Yeshiva University won’t be the first Jewish institution to attract Christian students through Bible-focused programs and coursework. Hebrew Union College–Jewish Institute of Religion in Cincinnati, a graduate and professional school focused on Jewish communal leadership, prominently displays the stories of Christian students and alumni of its graduate programs on its website. Jewish Theological Seminary, a rabbinical school for the Conservative movement, and Union Theological Seminary, both located in New York City, have a partnership that allows their students to take classes at either institution. Hebrew University in Jerusalem, which has a predominantly Jewish student body, also draws Christian international students, in part because of their cultural and religious interest in the region and Jewish history, The Jerusalem Post reported.

Nonetheless, the initiative at Yeshiva seems “distinctive” as a program intended for Christians at an Orthodox Jewish institution that teaches rabbinic interpretations of biblical texts, Cunningham said.

Faydra Shapiro, a senior fellow at the Philos Project and founder and executive director of the Israel Center for Jewish-Christian Relations, added that “too often Christians study Jews from a distance, without any interaction with living members of the Jewish community, and then they too often unknowingly adopt all kinds of nonsensical and even offensive ideas about who we are and what Judaism is all about.”

“While there are indeed a number of universities with centers devoted to Jewish-Christian relations, these kinds of academic partnerships, where we enter one another’s space, so to speak, are still rare,” Shapiro said in an email. “It takes a brave religious institution to open itself up to religious difference in this way. And it takes courageous and secure people of faith to be willing to enter into the space of the religious Other. Neither of these are especially common.”

Daniel Rynhold, dean of the Bernard Revel Graduate School of Jewish Studies at Yeshiva, said the program doesn’t substantially diverge academically from an ordinary master’s in Jewish studies at the graduate school. The main difference is the program includes a beginners’ biblical Hebrew course, a new class on Jewish approaches to biblical interpretation and a capstone course. Students might also take some parallel Bible classes that can accommodate different levels of proficiency in Hebrew. But otherwise, they’ll be studying alongside Jewish peers, he said.

“There’s no reason to limit the very best of academic Jewish studies to students who know Hebrew,” he wrote to Inside Higher Ed. The graduate school has always been “open to all” as a part of its mission, but “we are now extending that mission to constituencies for whom we have always catered in theory, but not necessarily in practice.”

Rynhold believes the intermingling of Christian and Jewish students in the master’s program will be educationally advantageous for both groups. He said Christians will be studying in an academic environment “hospitable and respectful of students who are religious,” and along with their Jewish classmates, they will benefit from the richness of interfaith learning and the breaking down of barriers.
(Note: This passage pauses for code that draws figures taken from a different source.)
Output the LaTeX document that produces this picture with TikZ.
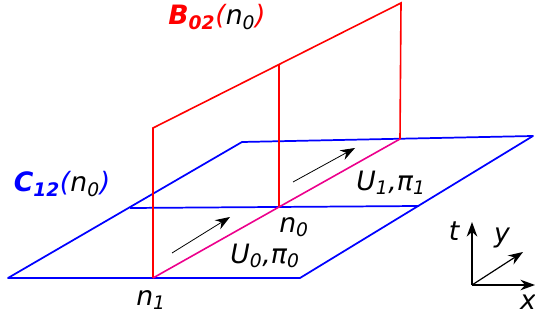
\documentclass[tikz,border=0pt]{standalone}
\usepackage{fontspec}
\setmainfont{DejaVu Sans}
\usetikzlibrary{arrows.meta}
\begin{document}
\begin{tikzpicture}[x=0.75pt, y=-0.75pt, font=\fontsize{20}{24}\selectfont\itshape]
    \tikzset{
      plane/.style={draw=blue, line width=1.3pt, line join=round},
      wall/.style={draw=red, line width=1.2pt},
      flowline/.style={draw=magenta, line width=1.2pt},
      dirarrow/.style={-{Stealth[length=11pt, width=8pt]}, line width=0.6pt},
      axisarrow/.style={-{Stealth[length=11pt, width=8pt]}, line width=0.9pt},
      lbl/.style={inner sep=0pt},
    }
    \useasboundingbox (0,0) rectangle (535,320);

    % the plane C12
    \coordinate (fl) at (8,278);
    \coordinate (fr) at (300,278);
    \coordinate (br) at (533,136);
    \coordinate (bl) at (242,142);
    \coordinate (ml) at (130,208);
    \coordinate (mr) at (419,206);
    \coordinate (n1) at (153,278);
    \coordinate (n0) at (279,207);
    \coordinate (nt) at (400,139);
    \coordinate (wa) at (153,128);
    \coordinate (wb) at (279,64);
    \coordinate (wc) at (401,3);

    \draw[plane] (fl) -- (fr) -- (br) -- (bl) -- cycle;
    \draw[plane] (ml) -- (mr);

    % the wall B02
    \draw[wall] (n1) -- (wa) -- (wc) -- (nt);
    \draw[wall] (n0) -- (wb);
    \draw[flowline] (n1) -- (n0) -- (nt);

    % flow directions
    \coordinate (da) at (172,253);
    \coordinate (db) at (230,217);
    \coordinate (dc) at (293,182);
    \coordinate (dd) at (355,148);
    \draw[dirarrow] (da) -- (db);
    \draw[dirarrow] (dc) -- (dd);

    \node[lbl, text=red] (lb) at (217,17)
      {\textbf{B\textsubscript{02}}(\textcolor{black}{n\textsubscript{0}})};
    \node[lbl, text=blue] (lc) at (62,184)
      {\textbf{C\textsubscript{12}}(\textcolor{black}{n\textsubscript{0}})};
    \node[lbl] (ln1) at (151,300) {n\textsubscript{1}};
    \node[lbl] (ln0) at (294,227) {n\textsubscript{0}};
    \node[lbl] (lu0) at (265,256) {U\textsubscript{0},π\textsubscript{0}};
    \node[lbl] (lu1) at (391,183) {U\textsubscript{1},π\textsubscript{1}};

    % axes
    \coordinate (ax) at (472,285);
    \coordinate (axt) at (472,222);
    \coordinate (axx) at (535,285);
    \coordinate (axy) at (523,252);
    \draw[axisarrow] (ax) -- (axt);
    \draw[axisarrow] (ax) -- (axx);
    \draw[axisarrow] (ax) -- (axy);
    \node[lbl] (lt) at (454,231) {t};
    \node[lbl] (ly) at (502,238) {y};
    \node[lbl] (lx) at (528,302) {x};
  \end{tikzpicture}
\end{document}
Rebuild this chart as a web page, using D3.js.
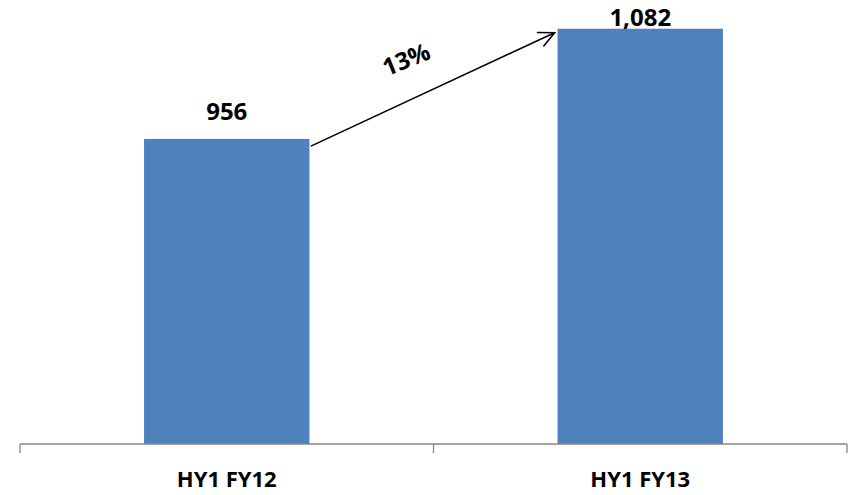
<!DOCTYPE html>
<html>
<head>
<meta charset="utf-8">
<script src="https://cdn.jsdelivr.net/npm/d3@7"></script>
<style>
  html, body { margin: 0; padding: 0; background: #fff; }
  svg { display: block; }
  text { font-family: "Open Sans", "Liberation Sans", sans-serif; font-weight: 700; fill: #000; }
</style>
</head>
<body>
<svg id="chart" width="858" height="495"></svg>
<script>
// Half-year totals
const categories = ["HY1 FY12", "HY1 FY13"];
const values = [956, 1082];
const yDomain = [607, 1100];

const W = 858, H = 495;
const plot = { left: 20, right: 847, top: 13, bottom: 444 };

const svg = d3.select("#chart");

const x = d3.scaleBand()
  .domain(categories)
  .range([plot.left, plot.right])
  .paddingInner(0.6)
  .paddingOuter(0.3);

const y = d3.scaleLinear()
  .domain(yDomain)
  .range([plot.bottom, plot.top]);

// Bars
svg.selectAll("rect.bar")
  .data(values)
  .join("rect")
  .attr("class", "bar")
  .attr("x", (d, i) => x(categories[i]))
  .attr("y", d => y(d))
  .attr("width", x.bandwidth())
  .attr("height", d => plot.bottom - y(d))
  .attr("fill", "#4F81BD");

// Category axis with tick marks at band boundaries
const axisG = svg.append("g").attr("stroke", "#868686").attr("stroke-width", 1.3);
axisG.append("line")
  .attr("x1", plot.left).attr("x2", plot.right)
  .attr("y1", plot.bottom).attr("y2", plot.bottom);
const step = x.step();
const boundaries = d3.range(categories.length + 1).map(i => plot.left + i * step);
axisG.selectAll("line.tick")
  .data(boundaries)
  .join("line")
  .attr("class", "tick")
  .attr("x1", d => d).attr("x2", d => d)
  .attr("y1", plot.bottom).attr("y2", plot.bottom + 9);

svg.selectAll("text.cat")
  .data(categories)
  .join("text")
  .attr("class", "cat")
  .attr("x", d => x(d) + x.bandwidth() / 2)
  .attr("y", 487)
  .attr("text-anchor", "middle")
  .attr("font-size", 22)
  .text(d => d);

// Value labels above the bars (kept inside the top edge)
const fmt = d3.format(",");
svg.selectAll("text.val")
  .data(values)
  .join("text")
  .attr("class", "val")
  .attr("x", (d, i) => x(categories[i]) + x.bandwidth() / 2)
  .attr("y", d => Math.max(y(d) - 19, 26))
  .attr("text-anchor", "middle")
  .attr("font-size", 24)
  .text(d => fmt(d));

// Growth arrow between the two bars
const x0 = x(categories[0]) + x.bandwidth() + 2;
const y0 = y(values[0]) + 7;
const x1 = x(categories[1]) - 3;
const y1 = y(values[1]) + 4;
const ang = Math.atan2(y1 - y0, x1 - x0);
const headLen = 17, headSpread = 0.45;

const arrow = svg.append("g")
  .attr("stroke", "#000")
  .attr("stroke-width", 1.6)
  .attr("fill", "none")
  .attr("stroke-linecap", "round");
arrow.append("line")
  .attr("x1", x0).attr("y1", y0)
  .attr("x2", x1).attr("y2", y1);
arrow.append("path")
  .attr("d", d3.line()([
    [x1 - headLen * Math.cos(ang - headSpread), y1 - headLen * Math.sin(ang - headSpread)],
    [x1, y1],
    [x1 - headLen * Math.cos(ang + headSpread), y1 - headLen * Math.sin(ang + headSpread)]
  ]));

const growth = values[1] / values[0] - 1;
const mx = (x0 + x1) / 2 - 26, my = (y0 + y1) / 2 - 28;
svg.append("text")
  .attr("transform", `translate(${mx},${my}) rotate(-22)`)
  .attr("text-anchor", "middle")
  .attr("dominant-baseline", "middle")
  .attr("font-size", 24)
  .text(d3.format(".0%")(growth));
</script>
</body>
</html>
He noted that Rabbi Jonathan Sacks, a Modern Orthodox thought leader, espoused the idea that “the Hebrew Bible’s greatest contribution to ethics was the idea that God creates difference, so it is in one-who-is-different that we meet God.”

“Personally, I don’t think that’s something that can be taught,” Rynhold added. “But it is something that emerges naturally from sharing space and time, as we will in this program.”